In other developments, Oak’s body, held together by shoulder, back, and hip surgeries and major painkillers, can lead his mind in odd directions, like popping a cop who rousted him in a park. Oak got a righteous beating from arresting officers on the way to the police station, and now he’s looking at real jail time.

Enter Jill, a high-end lawyer who’s doing some pro bono work as a public defender, and has her own bag of problems. Thus the three unlikely fellow travelers are off, if not looking for resurrection, then for surviving the tornadoes in their lives.

Bens has a good ear for the neighborhood. His references to local heroes, the Cunniffs and Donatos, are true. Bens worked to develop the other characters as complete people, including Shark, Oak’s mentor, and Slats, his best friend. 

We talked to Bens a few weeks ago and asked him about his own hockey connection: “You write like you were a neighborhood guy. Where are you from?”

“Thanks,” Bens said. “ I actually grew up in Wellesley and went to Brown University in Providence. My background is not as a hockey guy, so I spent 10 years researching the story. I like collision sports, and want to convey a sense of time and place. Hockey certainly offers models for wounded protagonists.

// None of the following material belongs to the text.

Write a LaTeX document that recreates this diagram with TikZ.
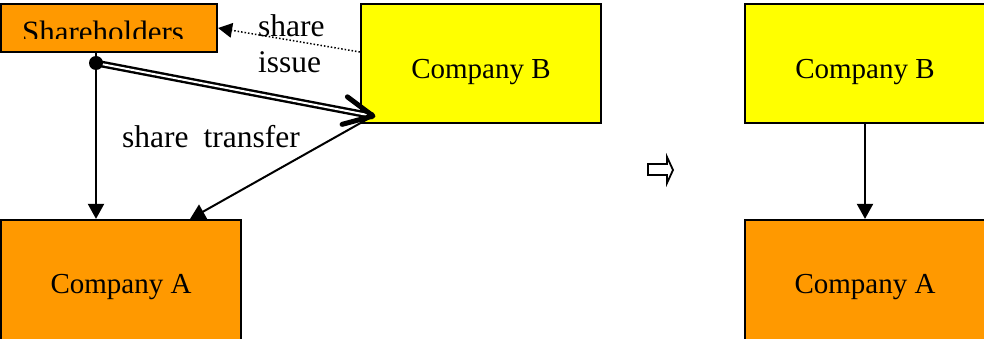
\documentclass[tikz,border=0pt]{standalone}
\usepackage{fontspec}
\setmainfont{Liberation Serif}
\usetikzlibrary{arrows.meta,calc}
\definecolor{org}{HTML}{FF9900}
\definecolor{yel}{HTML}{FFFF00}
\newcommand{\lowtext}[2]{\raisebox{-#1}[0pt][0pt]{#2}}
\begin{document}
\begin{tikzpicture}[x=1pt,y=-1pt,
  box/.style={draw=black, line width=2.2pt, inner sep=0pt, font=\fontsize{29}{31}\selectfont},
  obox/.style={box, fill=org},
  ybox/.style={box, fill=yel},
  arr/.style={line width=2pt, -{Triangle[length=15pt,width=16pt]}},
  dotarr/.style={line width=1.5pt, dotted, -{Triangle[length=14pt,width=15pt,line width=0pt]}},
  lbl/.style={inner sep=0pt, font=\fontsize{31.5}{33}\selectfont}]
\useasboundingbox (0,0) rectangle (984,339);
% boxes
\node[obox, minimum width=216pt, minimum height=48pt] (sh) at (109,28) {};
\begin{scope}
  \clip (2,5) rectangle (216,39);
  \node[inner sep=0pt, anchor=base, font=\fontsize{31}{33}\selectfont] (shtext) at (103,43) {Shareholders};
\end{scope}
\node[ybox, minimum width=240pt, minimum height=119pt] (cb) at (481,63.5) {\lowtext{15.5pt}{Company B}};
\node[obox, minimum width=240pt, minimum height=125pt] (ca) at (121,282.5) {\lowtext{10.5pt}{Company A}};
\node[ybox, minimum width=240pt, minimum height=119pt] (cb2) at (865,63.5) {\lowtext{15.5pt}{Company B}};
\node[obox, minimum width=240pt, minimum height=125pt] (ca2) at (865,282.5) {\lowtext{10.5pt}{Company A}};
% dot and tip
\coordinate (dotc) at (96,63);
\coordinate (tip) at (373,116);
% connectors
\draw[arr] (dotc |- sh.south) -- (dotc |- ca.north);
\draw[line width=2.4pt, double=white, double distance=2pt] (dotc) -- (tip);
\draw[line width=5pt, line cap=round, line join=round]
  ($(tip)!32pt!26:(dotc)$) -- (tip) -- ($(tip)!32pt!-26:(dotc)$);
\draw[arr] (tip) -- (190,219);
\draw[dotarr] ([yshift=11.5pt]cb.west) -- (sh.east);
\draw[arr] (cb2.south) -- (ca2.north);
\node[circle, fill=black, inner sep=0pt, minimum size=14pt] (dot) at (dotc) {};
% labels
\node[lbl, anchor=base west] (l1) at (258,37) {share};
\node[lbl, anchor=base west] (l2) at (258,73) {issue};
\node[lbl, anchor=base west] (l3) at (122,148) {share\hspace{15pt}transfer};
% hollow arrow
\draw[line width=1.8pt, line join=miter] (648,164) -- (667,164) -- (667,157) -- (673,170) -- (667,183) -- (667,175) -- (648,175) -- cycle;
\end{tikzpicture}
\end{document}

I mean, in the minors, a lot of people come to games for the fights.

“Place and time and work are important themes for me. I wanted it to be an authentic slice of life, not a touristy view of South Boston culture that we’ve already seen.”

Bens is a straightforward guy. He contacted The Times because he likes the Island and its newspaper. “My family lives in Falmouth, so I’ve been on the Island a lot. I got introduced to the paper that way, and like what you guys do, so I wrote asking for a review,” he said.

“The Mighty Oak” by Jeff W. Bens, published by Blackstone Publishing. Available, including some signed copies, at Bunch of Grapes bookstore, Main Street, Vineyard Haven, and at Edgartown Books, Main Street, Edgartown, and online.